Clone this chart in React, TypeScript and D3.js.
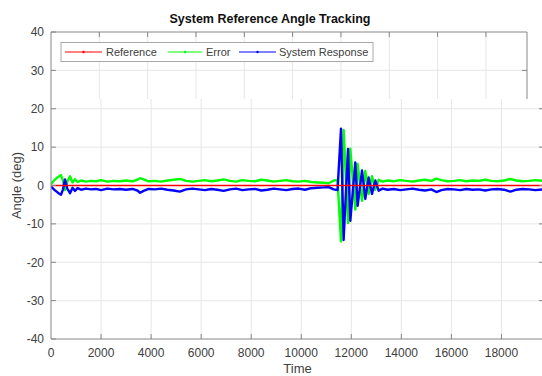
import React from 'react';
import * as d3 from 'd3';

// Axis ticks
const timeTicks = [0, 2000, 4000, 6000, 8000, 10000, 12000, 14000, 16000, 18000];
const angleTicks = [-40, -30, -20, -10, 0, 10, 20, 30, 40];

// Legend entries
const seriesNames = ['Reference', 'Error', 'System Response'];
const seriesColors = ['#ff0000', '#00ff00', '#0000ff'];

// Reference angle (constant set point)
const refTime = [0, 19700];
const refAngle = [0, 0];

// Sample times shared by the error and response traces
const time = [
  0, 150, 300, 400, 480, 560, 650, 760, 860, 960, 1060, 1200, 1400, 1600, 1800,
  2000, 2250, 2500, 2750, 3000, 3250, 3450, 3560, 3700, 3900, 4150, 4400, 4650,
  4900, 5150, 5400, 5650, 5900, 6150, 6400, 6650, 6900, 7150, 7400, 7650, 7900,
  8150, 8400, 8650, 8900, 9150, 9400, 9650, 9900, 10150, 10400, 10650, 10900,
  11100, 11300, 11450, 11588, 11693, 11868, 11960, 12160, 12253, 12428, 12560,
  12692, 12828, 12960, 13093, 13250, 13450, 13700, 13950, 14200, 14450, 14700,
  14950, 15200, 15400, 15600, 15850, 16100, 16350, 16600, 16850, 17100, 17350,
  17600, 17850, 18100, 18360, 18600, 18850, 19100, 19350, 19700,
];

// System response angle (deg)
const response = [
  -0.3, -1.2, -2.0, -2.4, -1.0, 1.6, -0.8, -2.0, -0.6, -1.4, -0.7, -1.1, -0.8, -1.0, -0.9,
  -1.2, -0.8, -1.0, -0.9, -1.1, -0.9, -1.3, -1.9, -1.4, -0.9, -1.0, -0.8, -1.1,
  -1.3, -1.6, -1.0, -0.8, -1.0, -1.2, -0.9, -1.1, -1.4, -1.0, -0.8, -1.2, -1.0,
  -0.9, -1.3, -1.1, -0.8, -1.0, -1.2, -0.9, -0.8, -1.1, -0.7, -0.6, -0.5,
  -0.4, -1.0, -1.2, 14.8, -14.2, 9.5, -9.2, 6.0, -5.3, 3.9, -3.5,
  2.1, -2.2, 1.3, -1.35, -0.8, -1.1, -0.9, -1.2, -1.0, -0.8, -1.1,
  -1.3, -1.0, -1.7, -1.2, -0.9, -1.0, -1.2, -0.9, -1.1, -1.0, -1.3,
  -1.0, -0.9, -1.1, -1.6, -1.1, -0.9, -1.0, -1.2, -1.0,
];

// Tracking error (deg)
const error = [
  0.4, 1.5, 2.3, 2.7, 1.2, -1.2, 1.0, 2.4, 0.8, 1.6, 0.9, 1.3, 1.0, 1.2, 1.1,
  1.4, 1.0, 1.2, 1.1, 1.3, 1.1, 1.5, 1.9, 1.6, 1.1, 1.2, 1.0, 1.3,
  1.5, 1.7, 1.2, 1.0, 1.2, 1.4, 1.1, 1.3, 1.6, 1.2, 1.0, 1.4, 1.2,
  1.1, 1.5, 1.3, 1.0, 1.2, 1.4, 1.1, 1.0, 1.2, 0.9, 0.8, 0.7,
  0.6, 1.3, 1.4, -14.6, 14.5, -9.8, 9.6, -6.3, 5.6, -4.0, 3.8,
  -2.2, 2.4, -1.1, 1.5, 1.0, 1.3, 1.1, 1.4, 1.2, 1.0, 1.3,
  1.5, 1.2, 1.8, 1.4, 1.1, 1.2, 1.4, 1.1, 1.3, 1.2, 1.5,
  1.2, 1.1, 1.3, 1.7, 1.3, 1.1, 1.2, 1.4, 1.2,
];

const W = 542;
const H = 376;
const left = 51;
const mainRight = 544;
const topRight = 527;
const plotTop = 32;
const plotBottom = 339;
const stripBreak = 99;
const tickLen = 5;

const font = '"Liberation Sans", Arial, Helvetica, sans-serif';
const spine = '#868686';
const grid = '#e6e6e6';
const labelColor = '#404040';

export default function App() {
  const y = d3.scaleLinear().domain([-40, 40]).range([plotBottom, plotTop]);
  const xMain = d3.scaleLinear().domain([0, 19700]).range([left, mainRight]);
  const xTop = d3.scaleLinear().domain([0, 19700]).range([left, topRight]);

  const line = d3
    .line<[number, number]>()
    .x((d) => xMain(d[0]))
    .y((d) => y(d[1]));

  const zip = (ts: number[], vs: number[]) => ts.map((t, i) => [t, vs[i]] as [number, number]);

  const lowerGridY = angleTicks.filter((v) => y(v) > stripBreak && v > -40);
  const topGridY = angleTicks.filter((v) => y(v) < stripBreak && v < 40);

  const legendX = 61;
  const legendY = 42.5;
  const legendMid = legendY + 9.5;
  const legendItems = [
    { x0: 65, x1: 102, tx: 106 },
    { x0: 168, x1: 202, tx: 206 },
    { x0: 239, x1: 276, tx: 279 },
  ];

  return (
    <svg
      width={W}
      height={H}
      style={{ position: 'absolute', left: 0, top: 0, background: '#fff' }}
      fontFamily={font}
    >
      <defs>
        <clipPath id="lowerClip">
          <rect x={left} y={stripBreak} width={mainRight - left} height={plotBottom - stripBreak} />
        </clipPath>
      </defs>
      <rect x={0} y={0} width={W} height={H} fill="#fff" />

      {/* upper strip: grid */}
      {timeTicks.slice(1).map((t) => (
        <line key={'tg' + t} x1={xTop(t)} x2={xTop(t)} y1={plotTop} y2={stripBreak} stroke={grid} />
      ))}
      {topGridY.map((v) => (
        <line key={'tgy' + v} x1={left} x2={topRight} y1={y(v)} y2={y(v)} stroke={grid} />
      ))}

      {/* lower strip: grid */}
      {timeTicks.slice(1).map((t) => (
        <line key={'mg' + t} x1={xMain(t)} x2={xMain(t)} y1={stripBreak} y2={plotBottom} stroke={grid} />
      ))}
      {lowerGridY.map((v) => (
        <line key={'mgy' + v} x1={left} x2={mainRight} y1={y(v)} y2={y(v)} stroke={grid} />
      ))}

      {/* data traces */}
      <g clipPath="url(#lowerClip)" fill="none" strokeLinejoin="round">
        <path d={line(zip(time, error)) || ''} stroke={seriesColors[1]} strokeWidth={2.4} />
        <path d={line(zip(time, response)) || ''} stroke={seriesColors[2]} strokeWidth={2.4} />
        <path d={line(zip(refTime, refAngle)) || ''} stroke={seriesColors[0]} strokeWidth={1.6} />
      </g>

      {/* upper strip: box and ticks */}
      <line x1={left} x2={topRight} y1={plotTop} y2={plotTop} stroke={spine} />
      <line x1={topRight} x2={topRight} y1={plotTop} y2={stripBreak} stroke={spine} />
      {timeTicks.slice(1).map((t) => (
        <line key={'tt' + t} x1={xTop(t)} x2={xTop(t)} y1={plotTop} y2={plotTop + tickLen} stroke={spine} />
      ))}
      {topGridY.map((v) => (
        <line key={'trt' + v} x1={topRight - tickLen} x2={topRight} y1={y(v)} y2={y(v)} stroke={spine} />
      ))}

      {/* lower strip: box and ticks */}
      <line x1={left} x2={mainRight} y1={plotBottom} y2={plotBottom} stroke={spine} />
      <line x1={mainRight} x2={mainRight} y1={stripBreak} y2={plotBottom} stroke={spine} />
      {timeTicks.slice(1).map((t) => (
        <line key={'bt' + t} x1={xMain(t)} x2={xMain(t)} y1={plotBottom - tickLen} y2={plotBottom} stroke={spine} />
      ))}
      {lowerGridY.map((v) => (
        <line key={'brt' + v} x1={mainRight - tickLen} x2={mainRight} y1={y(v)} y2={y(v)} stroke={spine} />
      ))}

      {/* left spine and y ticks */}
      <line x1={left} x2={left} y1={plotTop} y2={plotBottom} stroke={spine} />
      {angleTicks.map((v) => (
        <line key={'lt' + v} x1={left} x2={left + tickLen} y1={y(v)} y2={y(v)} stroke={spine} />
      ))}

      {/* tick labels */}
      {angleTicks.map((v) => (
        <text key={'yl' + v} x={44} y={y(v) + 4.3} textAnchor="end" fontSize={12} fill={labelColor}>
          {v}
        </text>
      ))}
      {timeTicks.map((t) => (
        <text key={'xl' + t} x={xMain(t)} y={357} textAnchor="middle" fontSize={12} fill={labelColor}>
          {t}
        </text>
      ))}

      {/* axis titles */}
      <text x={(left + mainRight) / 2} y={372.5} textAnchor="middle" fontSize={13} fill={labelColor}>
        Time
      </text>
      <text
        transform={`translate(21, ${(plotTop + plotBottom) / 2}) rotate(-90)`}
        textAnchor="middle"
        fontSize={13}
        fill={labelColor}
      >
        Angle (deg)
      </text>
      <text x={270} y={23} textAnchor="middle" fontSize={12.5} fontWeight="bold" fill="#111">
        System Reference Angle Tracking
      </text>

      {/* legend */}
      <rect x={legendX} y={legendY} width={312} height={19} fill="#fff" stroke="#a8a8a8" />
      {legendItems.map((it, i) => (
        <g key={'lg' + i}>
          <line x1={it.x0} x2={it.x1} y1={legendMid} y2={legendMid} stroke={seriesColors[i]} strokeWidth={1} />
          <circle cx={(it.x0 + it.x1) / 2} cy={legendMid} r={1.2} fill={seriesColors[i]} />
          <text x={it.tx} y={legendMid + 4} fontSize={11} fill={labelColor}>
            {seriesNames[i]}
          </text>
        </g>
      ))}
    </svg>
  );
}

┄┄┄┄┄┄

_TASK BRIEF_
Using the listing above, show each line holding the string "React".

_SOLVED EXERCISE_
Clone this chart in React, TypeScript and D3.js.
import React from 'react';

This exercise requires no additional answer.